The demands for political change in the way in which Scotland was run changed dramatically in the 1920s when Scottish nationalists started to form various organisations. The Scots National League was formed in 1920 in favour of Scottish independence, and this movement was superseded in 1928 by the formation of the National Party of Scotland, which became the Scottish National Party (SNP) in 1934. At first the SNP sought only the establishment of a devolved Scottish assembly, but in 1942 they changed this to support all-out independence. This caused the resignation of John MacCormick from the SNP and he formed the Scottish Covenant Association. This body proved to be the biggest mover in favour of the formation of a Scottish assembly, collecting over two million signatures in the late 1940s and early 1950s and attracting support from across the political spectrum. However, without formal links to any of the political parties it withered, devolution and the establishment of an assembly were put on the political back burner.

In May 1997, the Labour government of Tony Blair was elected with a promise of creating devolved institutions in Scotland. In late 1997, a referendum was held which resulted in a "yes" vote. The newly created Scottish Parliament (as a result of the Scotland Act 1998) has powers to make primary legislation in all areas of policy which are not expressly 'reserved' for the UK Government and parliament such as national defence and international affairs.

Labour's incremental embrace of a distinctive Welsh polity was arguably catalysed in 1966 when Plaid Cymru president Gwynfor Evans won the Carmarthen by-election. In response to the emergence of Plaid Cymru and the Scottish National Party (SNP) Harold Wilson's Labour Government set up the Royal Commission on the Constitution (the Kilbrandon Commission) to investigate the UK's constitutional arrangements in 1969. The 19741979 Labour government proposed a Welsh Assembly in parallel to its proposals for Scotland. These were rejected by voters in the 1979 referendum, with 956,330 votes against, compared with 243,048 for.

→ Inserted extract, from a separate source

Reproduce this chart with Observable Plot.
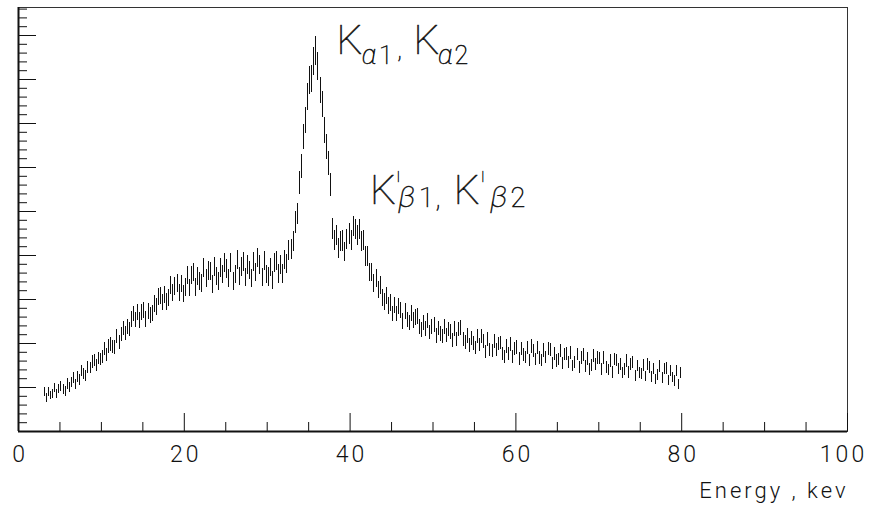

A Commission on Devolution in Wales was set up in October 2011 to consider further devolution of powers from London. The commission issued a report on the devolution of fiscal powers in November 2012 and a report on the devolution of legislative powers in March 2014. The fiscal recommendations formed the basis of the Wales Act 2014, while majority of the legislative recommendations were put into law by the Wales Act 2017.

The division of England into provinces or regions was explored by several post-Second World War royal commissions. The Redcliffe-Maud Report of 1969 proposed devolving power from central government to eight provinces in England. In 1973 the Royal Commission on the Constitution (United Kingdom) proposed the creation of eight English appointed regional assemblies with an advisory role; although the report stopped short of recommending legislative devolution to England, a minority of signatories wrote a memorandum of dissent which put forward proposals for devolving power to elected assemblies for Scotland, Wales and five Regional Assemblies in England.